The Association of the Computer and Multimedia Industry Malaysia (Pikom) and information technology companies cited this as the main factor for local graduates not being hired.
And because of this, Pikom human resource development special interest group chairman, Mr Woon Tai Hai recommended that:

... our universities should implement longer industrial training period of at least six months and also have more collaborations with industries, especially in research and development.
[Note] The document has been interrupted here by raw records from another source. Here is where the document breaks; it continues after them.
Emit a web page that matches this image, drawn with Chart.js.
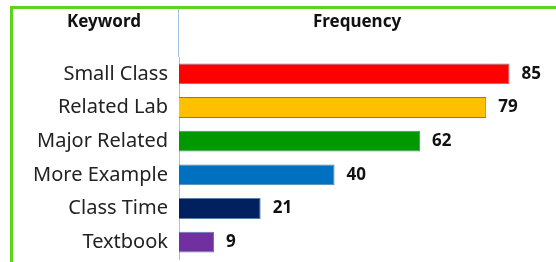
<!DOCTYPE html>
<html>
<head>
<meta charset="utf-8">
<script src="https://cdn.jsdelivr.net/npm/chart.js@4"></script>
<style>
  html, body { margin: 0; padding: 0; background: #fff; }
  #wrap { position: relative; width: 556px; height: 262px; overflow: hidden; }
  #frame {
    position: absolute; left: 10px; top: 6px; width: 543px; height: 270px;
    border-left: 3px solid #5cd41c; border-top: 3px solid #5cd41c;
    border-right: 2px solid #b6eca0;
  }
  canvas { position: absolute; left: 0; top: 0; }
</style>
</head>
<body>
<div id="wrap">
  <div id="frame"></div>
  <canvas id="barChart" width="556" height="262"></canvas>
</div>
<script>
const keywords = ['Small Class', 'Related Lab', 'Major Related', 'More Example', 'Class Time', 'Textbook'];
const frequency = [85, 79, 62, 40, 21, 9];
const barColors = ['#ff0000', '#ffc000', '#009a00', '#0070c0', '#002060', '#7030a0'];
const headers = ['Keyword', 'Frequency'];

const fontName = "'Noto Sans', 'Noto Sans CJK KR', sans-serif";

// headers on top, divider line through header row, value labels next to bars
const textPlugin = {
    id: 'textPlugin',
    afterDatasetsDraw(chart) {
        const c = chart.ctx;
        const axisX = chart.scales.y.right;
        c.save();
        c.strokeStyle = '#9dc3e6';
        c.lineWidth = 1;
        c.beginPath();
        c.moveTo(axisX - 0.5, 9);
        c.lineTo(axisX - 0.5, chart.chartArea.top);
        c.stroke();

        c.fillStyle = '#111';
        c.font = 'bold 17px ' + fontName;
        c.textAlign = 'center';
        c.textBaseline = 'middle';
        c.fillText(headers[0], 104, 22);
        c.fillText(headers[1], 357, 22);

        c.textAlign = 'left';
        chart.getDatasetMeta(0).data.forEach((bar, i) => {
            c.fillText(frequency[i], bar.x + 12, bar.y);
        });
        c.restore();
    }
};

const ctx = document.getElementById('barChart');

new Chart(ctx, {
    type: 'bar',
    data: {
        labels: keywords,
        datasets: [{
            data: frequency,
            backgroundColor: barColors,
            borderColor: '#5a7fa8',
            borderWidth: 1,
            barPercentage: 0.62,
            categoryPercentage: 1
        }]
    },
    options: {
        indexAxis: 'y',
        responsive: false,
        animation: false,
        layout: { padding: { top: 57, right: 27, bottom: 3, left: 0 } },
        plugins: {
            legend: { display: false },
            tooltip: { enabled: false }
        },
        scales: {
            x: { display: false, min: 0, max: 90 },
            y: {
                grid: { display: false, drawTicks: false },
                border: { color: '#9dc3e6', width: 1 },
                ticks: {
                    color: '#222',
                    padding: 11,
                    font: { family: fontName, size: 20 }
                },
                afterFit(scale) {
                    scale.width = 179;
                    scale.paddingTop = 0;
                    scale.paddingBottom = 0;
                }
            }
        }
    },
    plugins: [textPlugin]
});
</script>
</body>
</html>
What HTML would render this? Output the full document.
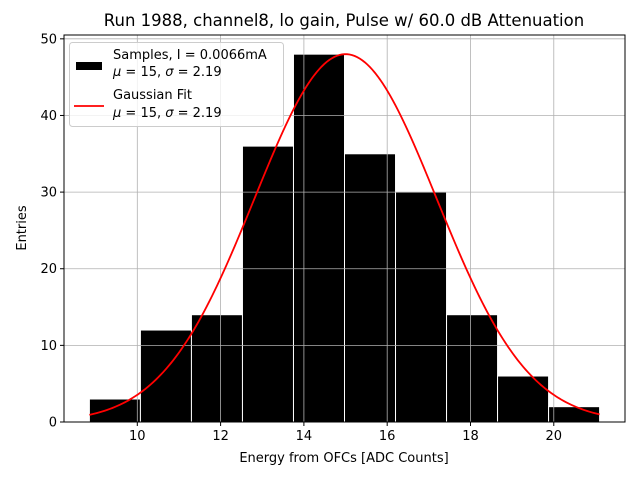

I'm particularly concerned about this type of fairly unsound recommendations (which we have heard many times) being published so prominently in the major local newspapers. Extending the industrial training period in general, will not make our graduates more employable (not by much anyway). I'd be happy to employ many of our graduates even if they have not attended a single day of industrial training. At the same time, I'd never make an offer for certain candidates even if they have had 2 years' worth of industrial training. I've written quite extensively on some of the unemployability issues, you can read them at the links below:
Most importantly, as highlighted by Chris Chan, chief executive offer of The Media Shoppe in the same article:
... some local ICT graduates lacked fundamental technical skills and only had knowledge of basic software such as Microsoft Office (!)
The problem is largely either the poor ICT curriculum of many of our local universities/colleges that doesn't seem teach anything to our ICT students or these students shouldn't have been taking ICT courses in the first place.

I also agree with Chris that, "there were... good local graduates whose technical skills were on par with those foreign ones". I just hope that the authorities do not jump the gun too hastily and decide to one day implement hare-brained measures which will not be beneficial to our university students on the basis of some misplaced reasonings and rationale.